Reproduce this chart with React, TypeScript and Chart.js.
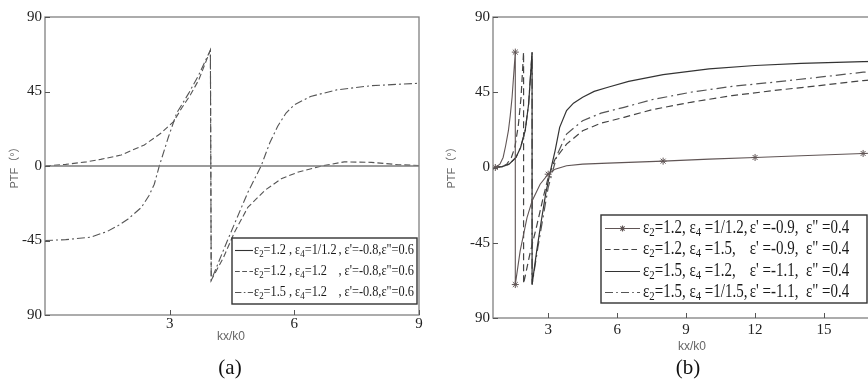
import React, { useEffect, useRef } from "react";
import { Chart, registerables } from "chart.js";
Chart.register(...registerables);

// ---------- Panel (a) data ----------
const aXTicks = [3, 6, 9];
const aSolidX = [0, 9];
const aSolidY = [0, 0];
const aDashX = [0, 0.5, 1.0, 1.34, 1.83, 2.39, 2.8, 3.1, 3.29, 3.5, 3.7, 3.98, 4.0, 4.3, 4.56, 4.88, 5.3, 5.7, 6.1, 6.66, 7.2, 7.85, 8.5, 9.0];
const aDashY = [0, 1.0, 2.5, 4.0, 6.6, 12.7, 20, 27, 35, 43, 52, 70, -69, -55, -40, -25, -14.5, -7.5, -3.6, 0, 2.5, 2.2, 0.8, 0.3];
const aDDX = [0, 0.5, 1.1, 1.5, 1.76, 2.0, 2.32, 2.5, 2.63, 2.75, 2.97, 3.17, 3.46, 3.7, 3.98, 4.0, 4.39, 4.88, 5.2, 5.41, 5.6, 5.8, 6.0, 6.39, 7.02, 7.85, 9.0];
const aDDY = [-45, -44.5, -43, -39.5, -36, -32, -25, -18, -11, 0, 17.5, 32, 44, 55, 70, -69, -45, -16, 0, 14, 24, 32, 37, 42, 46, 48.5, 50];
const aLegend = [
  ["ε_2=1.2 , ε_4=1/1.2", ", ε'=-0.8,ε\"=0.6"],
  ["ε_2=1.2 , ε_4=1.2", ", ε'=-0.8,ε\"=0.6"],
  ["ε_2=1.5 , ε_4=1.2", ", ε'=-0.8,ε\"=0.6"],
];

// ---------- Panel (b) data ----------
const bXTicks = [3, 6, 9, 12, 15];
const b1X = [0.6, 0.7, 0.9, 1.04, 1.15, 1.27, 1.35, 1.43, 1.57, 1.57, 1.78, 2.08, 2.3, 2.65, 3.0, 3.3, 3.8, 4.5, 5.6, 8.0, 10.0, 12.0, 14.0, 16.7, 18];
const b1Y = [0, 0, 2, 6, 13, 22, 31, 42, 69, -70, -50, -30, -20, -10, -4, -1, 1, 2, 2.6, 3.8, 5, 6, 7, 8.4, 9];
const b1Markers = [0.7, 1.57, 3.0, 8.0, 12.0, 16.7];
const b2X = [0.6, 1.0, 1.2, 1.4, 1.55, 1.7, 1.82, 1.93, 1.93, 2.2, 2.5, 2.8, 3.0, 3.3, 3.8, 4.5, 5.3, 6.3, 7.5, 9.2, 11, 12.8, 14.8, 16.7, 18];
const b2Y = [0, 0.5, 2, 6, 12, 25, 42, 69, -69.5, -52, -35, -17, -6, 5, 14, 22, 26.5, 30, 34.5, 39, 43, 46, 49, 52, 53.5];
const b3X = [0.6, 1.0, 1.3, 1.6, 1.8, 2.0, 2.15, 2.3, 2.3, 2.5, 2.7, 2.9, 3.1, 3.3, 3.5, 3.8, 4.1, 4.5, 5.0, 5.6, 6.5, 8.0, 10.0, 12.0, 14.0, 16.7, 18];
const b3Y = [0, 0.5, 2, 6, 12, 22, 38, 69, -70, -50, -32, -15, -2, 10, 24, 34, 38.5, 42, 45.5, 48, 51.5, 55.5, 59, 61, 62.3, 63.3, 63.6];
const b4X = [0.6, 1.0, 1.3, 1.6, 1.8, 2.0, 2.15, 2.3, 2.3, 2.55, 2.8, 3.0, 3.2, 3.4, 3.8, 4.5, 5.3, 6.3, 7.5, 9.2, 11, 12.8, 14.8, 16.7, 18];
const b4Y = [0, 0.5, 2, 6, 12, 22, 38, 69, -70, -48, -28, -12, -2, 8, 20, 28, 32.5, 36, 40.5, 45, 48.5, 51, 54, 57, 58];
const bLegend = [
  ["ε_2=1.2, ε_4 =1/1.2,", "ε' =-0.9,  ε\" =0.4"],
  ["ε_2=1.2, ε_4 =1.5,", "ε' =-0.9,  ε\" =0.4"],
  ["ε_2=1.5, ε_4 =1.2,", "ε' =-1.1,  ε\" =0.4"],
  ["ε_2=1.5, ε_4 =1/1.5,", "ε' =-1.1,  ε\" =0.4"],
];

// ---------- shared ----------
const yTickVals = [-90, -45, 0, 45, 90];
const yTickLabels = ["90", "-45", "0", "45", "90"];

const SERIF = "'Liberation Serif', 'Times New Roman', serif";
const SANS = "'Liberation Sans', 'Noto Sans CJK SC', sans-serif";

type Seg = { t: string; sub?: boolean };
function parseLabel(s: string): Seg[] {
  const out: Seg[] = [];
  let buf = "";
  for (let i = 0; i < s.length; i++) {
    if (s[i] === "_" && i + 1 < s.length) {
      if (buf) out.push({ t: buf });
      buf = "";
      out.push({ t: s[i + 1], sub: true });
      i++;
    } else buf += s[i];
  }
  if (buf) out.push({ t: buf });
  return out;
}

type Series = { x: number[]; y: number[]; color: string; width: number; dash: number[]; markers?: number[] };

type PanelCfg = {
  left: number;
  canvasW: number;
  plot: { l: number; t: number; r: number; b: number };
  xMin: number;
  xMax: number;
  xTicks: number[];
  xTickPad: number;
  series: Series[];
  legend: string[][];
  legendBox: { x1: number; y1: number; x2: number; y2: number };
  sample: { x1: number; x2: number };
  textX: number;
  textW: number;
  rowYs: number[];
  ptf: { x: number; y: number };
  kx: { x: number; y: number };
  caption: { t: string; x: number; y: number };
};

const H = 382;

const panelA: PanelCfg = {
  left: 0,
  canvasW: 430,
  plot: { l: 45, t: 17, r: 419, b: 315 },
  xMin: 0,
  xMax: 9,
  xTicks: aXTicks,
  xTickPad: 0,
  series: [
    { x: aSolidX, y: aSolidY, color: "#7a7a7a", width: 1.5, dash: [] },
    { x: aDashX, y: aDashY, color: "#555", width: 1.1, dash: [6, 3] },
    { x: aDDX, y: aDDY, color: "#555", width: 1.1, dash: [8, 3, 2, 3] },
  ],
  legend: aLegend,
  legendBox: { x1: 232, y1: 238, x2: 417, y2: 304 },
  sample: { x1: 235, x2: 253 },
  textX: 254,
  textW: 160,
  rowYs: [250, 271, 292],
  ptf: { x: 15, y: 165 },
  kx: { x: 231, y: 337 },
  caption: { t: "(a)", x: 230, y: 368 },
};

const panelB: PanelCfg = {
  left: 430,
  canvasW: 480,
  plot: { l: 493, t: 17, r: 893, b: 318 },
  xMin: 0.6,
  xMax: 18,
  xTicks: bXTicks,
  xTickPad: 3,
  series: [
    { x: b1X, y: b1Y, color: "#605555", width: 1.1, dash: [], markers: b1Markers },
    { x: b2X, y: b2Y, color: "#444", width: 1.2, dash: [7, 4] },
    { x: b3X, y: b3Y, color: "#333", width: 1.2, dash: [] },
    { x: b4X, y: b4Y, color: "#555", width: 1.2, dash: [10, 4, 2, 4] },
  ],
  legend: bLegend,
  legendBox: { x1: 601, y1: 215, x2: 867, y2: 303 },
  sample: { x1: 605, x2: 640 },
  textX: 643,
  textW: 215,
  rowYs: [228, 249, 271, 292],
  ptf: { x: 452, y: 165 },
  kx: { x: 692, y: 347 },
  caption: { t: "(b)", x: 688, y: 368 },
};

const LEGEND_STRETCH = 1.22;

function drawStar(ctx: CanvasRenderingContext2D, x: number, y: number, r: number) {
  ctx.beginPath();
  for (let i = 0; i < 4; i++) {
    const a = (Math.PI / 4) * i;
    ctx.moveTo(x - Math.cos(a) * r, y - Math.sin(a) * r);
    ctx.lineTo(x + Math.cos(a) * r, y + Math.sin(a) * r);
  }
  ctx.stroke();
}

function makeDecor(cfg: PanelCfg) {
  return {
    id: "decor",
    afterDraw(chart: any) {
      const ctx: CanvasRenderingContext2D = chart.ctx;
      const ox = cfg.left;
      const ca = chart.chartArea;
      const xs = chart.scales.x;
      const ys = chart.scales.y;
      ctx.save();
      // border
      ctx.setLineDash([]);
      ctx.strokeStyle = "#808080";
      ctx.lineWidth = 1.3;
      ctx.strokeRect(ca.left, ca.top, ca.right - ca.left, ca.bottom - ca.top);
      // inward ticks
      ctx.strokeStyle = "#555";
      ctx.lineWidth = 1;
      cfg.xTicks.forEach((v) => {
        const px = Math.round(xs.getPixelForValue(v)) + 0.5;
        ctx.beginPath();
        ctx.moveTo(px, ca.bottom);
        ctx.lineTo(px, ca.bottom - 5);
        ctx.stroke();
      });
      yTickVals.forEach((v) => {
        const py = Math.round(ys.getPixelForValue(v)) + 0.5;
        ctx.beginPath();
        ctx.moveTo(ca.left, py);
        ctx.lineTo(ca.left + 5, py);
        ctx.stroke();
      });
      // legend box
      const b = cfg.legendBox;
      ctx.fillStyle = "#fff";
      ctx.fillRect(b.x1 - ox, b.y1, b.x2 - b.x1, b.y2 - b.y1);
      ctx.strokeStyle = "#333";
      ctx.lineWidth = 1.4;
      ctx.strokeRect(b.x1 - ox, b.y1, b.x2 - b.x1, b.y2 - b.y1);
      // legend text fit
      const rows = cfg.legend.map((r) => r.map(parseLabel));
      const segW = (segs: Seg[], fs: number) =>
        segs.reduce((w, s) => {
          ctx.font = `${s.sub ? fs * 0.72 : fs}px ${SERIF}`;
          return w + ctx.measureText(s.t).width;
        }, 0);
      const measureAll = (fs: number) => {
        const c1 = Math.max(...rows.map((r) => segW(r[0], fs)));
        const c2 = Math.max(...rows.map((r) => segW(r[1], fs)));
        return { c1, total: c1 + fs * 0.15 + c2 };
      };
      const base = 14;
      const m0 = measureAll(base);
      const fs = Math.min(15, (base * cfg.textW) / m0.total);
      const m = measureAll(fs);
      ctx.textBaseline = "middle";
      ctx.textAlign = "left";
      rows.forEach((r, i) => {
        const y = cfg.rowYs[i];
        const s = cfg.series[i];
        ctx.strokeStyle = s.color === "#7a7a7a" ? "#333" : s.color;
        ctx.lineWidth = 1.1;
        ctx.setLineDash(s.dash.length ? s.dash.map((d) => d * 0.8) : []);
        ctx.beginPath();
        ctx.moveTo(cfg.sample.x1 - ox, y + 0.5);
        ctx.lineTo(cfg.sample.x2 - ox, y + 0.5);
        ctx.stroke();
        ctx.setLineDash([]);
        if (s.markers) drawStar(ctx, (cfg.sample.x1 + cfg.sample.x2) / 2 - ox, y + 0.5, 3);
        ctx.fillStyle = "#1a1a1a";
        let x = cfg.textX - ox;
        const drawSegs = (segs: Seg[]) => {
          segs.forEach((sg) => {
            const f = sg.sub ? fs * 0.72 : fs;
            ctx.font = `${f}px ${SERIF}`;
            ctx.save();
            ctx.translate(x, y);
            ctx.scale(1, LEGEND_STRETCH);
            ctx.fillText(sg.t, 0, sg.sub ? fs * 0.26 : 0);
            ctx.restore();
            x += ctx.measureText(sg.t).width;
          });
        };
        drawSegs(r[0]);
        x = cfg.textX - ox + m.c1 + fs * 0.15;
        drawSegs(r[1]);
      });
      // axis titles
      ctx.fillStyle = "#666";
      ctx.font = `11px ${SANS}`;
      ctx.textAlign = "center";
      ctx.textBaseline = "middle";
      ctx.save();
      ctx.translate(cfg.ptf.x - ox, cfg.ptf.y);
      ctx.rotate(-Math.PI / 2);
      ctx.fillText("PTF（°）", 0, 0);
      ctx.restore();
      ctx.font = `12px ${SANS}`;
      ctx.fillText("kx/k0", cfg.kx.x - ox, cfg.kx.y);
      ctx.fillStyle = "#111";
      ctx.font = `21px ${SERIF}`;
      ctx.fillText(cfg.caption.t, cfg.caption.x - ox, cfg.caption.y);
      ctx.restore();
    },
  };
}

function buildConfig(cfg: PanelCfg): any {
  const p = cfg.plot;
  const W = cfg.canvasW;
  return {
    type: "scatter",
    data: {
      datasets: cfg.series.map((s) => ({
        data: s.x.map((x, i) => ({ x, y: s.y[i] })),
        showLine: true,
        borderColor: s.color,
        borderWidth: s.width,
        borderDash: s.dash,
        backgroundColor: s.color,
        tension: 0,
        fill: false,
        pointStyle: "star",
        pointBorderColor: s.color,
        pointBorderWidth: 1,
        pointRadius: s.markers
          ? (c: any) => (c.raw && s.markers!.includes(c.raw.x) ? 3.5 : 0)
          : 0,
        pointHoverRadius: 0,
      })),
    },
    options: {
      responsive: false,
      animation: false,
      devicePixelRatio: 1,
      events: [],
      layout: { padding: { left: 0, top: p.t, right: W - (p.r - cfg.left), bottom: 0 } },
      plugins: { legend: { display: false }, tooltip: { enabled: false }, title: { display: false } },
      scales: {
        x: {
          type: "linear",
          min: cfg.xMin,
          max: cfg.xMax,
          grid: { display: false, drawTicks: false },
          border: { display: false },
          ticks: {
            color: "#222",
            font: { family: SERIF, size: 15 },
            padding: cfg.xTickPad,
            maxRotation: 0,
            autoSkip: false,
          },
          afterBuildTicks: (ax: any) => {
            ax.ticks = cfg.xTicks.map((v) => ({ value: v }));
          },
          afterFit: (ax: any) => {
            ax.height = H - p.b;
          },
        },
        y: {
          type: "linear",
          min: -90,
          max: 90,
          grid: { display: false, drawTicks: false },
          border: { display: false },
          ticks: {
            color: "#222",
            font: { family: SERIF, size: 15 },
            padding: 3,
            autoSkip: false,
            callback: (v: number) => {
              const i = yTickVals.indexOf(v);
              return i >= 0 ? yTickLabels[i] : "";
            },
          },
          afterBuildTicks: (ax: any) => {
            ax.ticks = yTickVals.map((v) => ({ value: v }));
          },
          afterFit: (ax: any) => {
            ax.width = p.l - cfg.left;
          },
        },
      },
    },
    plugins: [makeDecor(cfg)],
  };
}

function Panel({ cfg }: { cfg: PanelCfg }) {
  const ref = useRef<HTMLCanvasElement>(null);
  useEffect(() => {
    const chart = new Chart(ref.current as HTMLCanvasElement, buildConfig(cfg));
    return () => chart.destroy();
  }, [cfg]);
  return (
    <canvas
      ref={ref}
      width={cfg.canvasW}
      height={H}
      style={{ position: "absolute", left: cfg.left, top: 0, width: cfg.canvasW, height: H }}
    />
  );
}

export default function App() {
  return (
    <div
      style={{
        position: "fixed",
        left: 0,
        top: 0,
        width: 868,
        height: H,
        overflow: "hidden",
        background: "#fff",
      }}
    >
      <Panel cfg={panelA} />
      <Panel cfg={panelB} />
    </div>
  );
}
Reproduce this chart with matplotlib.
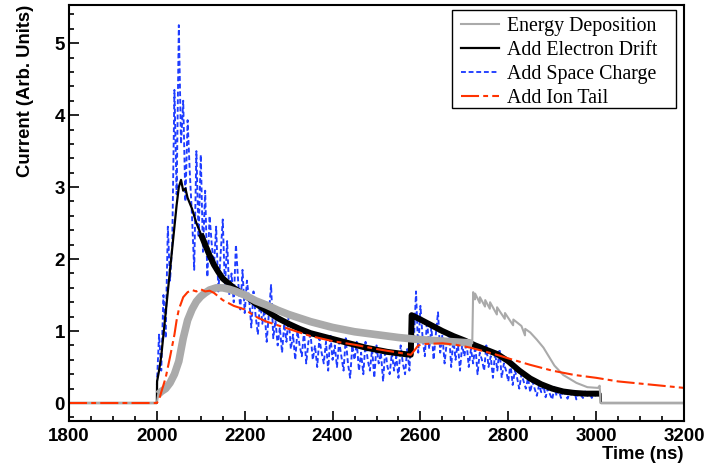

|---|

*Written request*
Print the entries as they stand, first line through the line holding "Chart.register(...registerables);", with every picture removed.

*Task response*
Reproduce this chart with React, TypeScript and Chart.js.
import React, { useEffect, useRef } from "react";
import { Chart, registerables } from "chart.js";
Chart.register(...registerables);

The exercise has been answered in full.